The chicken-finger platter that has just been placed before Justin Bieber is like something out of a children’s book—an illustration from a story about a boy who becomes king, whose first and last royal decree is that it’s chicken-finger time. The dish is so massive that in order to accommodate it, a metal urn filled with enough ice and soft drinks to sustain a pioneer family on a trek across Death Valley is moved to an adjacent table. Tenders are not even listed on the menu of this restaurant; its offerings are confined to ideas like “parsnip purée,” “pomegranate gastrique,” and “dill.” The fingers have been conjured, unbidden, out of the invisible fabric of the universe for Justin Bieber, who is not eating them.

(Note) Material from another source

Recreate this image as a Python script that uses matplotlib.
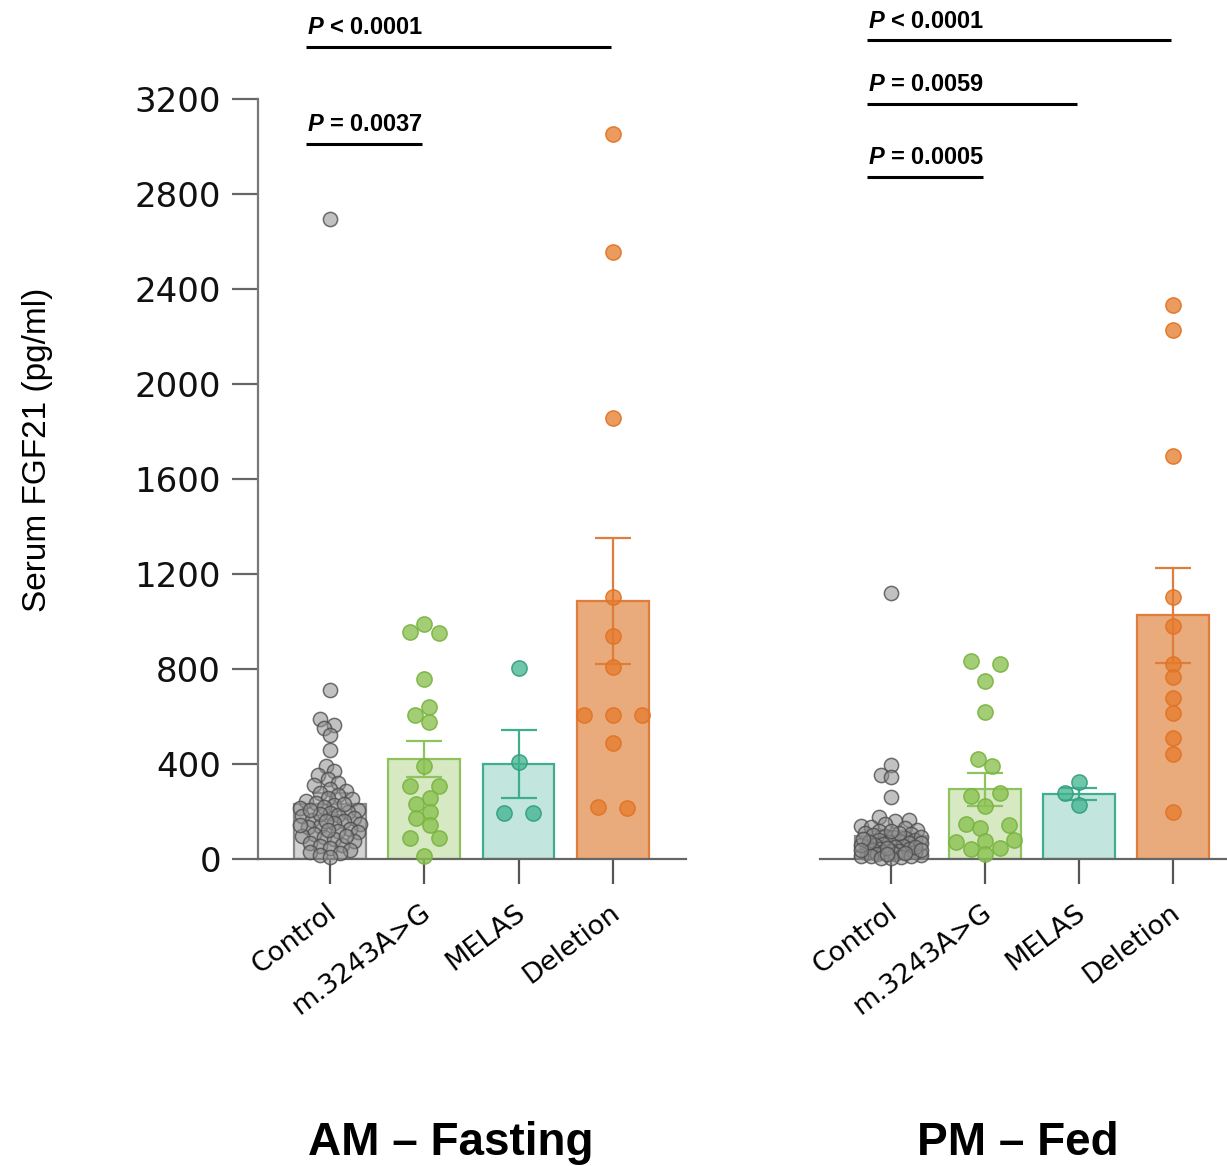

It is an early-January afternoon, and Bieber and I are sitting in a private open-air cabana on the rooftop of the hotel in Beverly Hills where he now lives. Bieber moved into this hotel almost two years ago, after he sold his six-bedroom Calabasas mansion to Khloé Kardashian, following numerous clashes with neighbors and police. (His skate ramp was removed.) He is slight, with rashes of tattoos spreading down both arms. His hair, cropped close on the sides but long enough on top to be tied in a short bleached ponytail, is tucked under a gray Supreme beanie. His feet are snuggled into a pair of café au lait Yeezy Boosts. He is wearing what could be anywhere from two to 41 black sweatshirts of various lengths, layered, and distressed leather pants that retail for $2,590. Everyone else by the pool is wearing clothes; he is wearing fashion. When he arrived just a few minutes ago, he was escorted by a Def Jam executive for the five-second walk from the elevator to this cabana.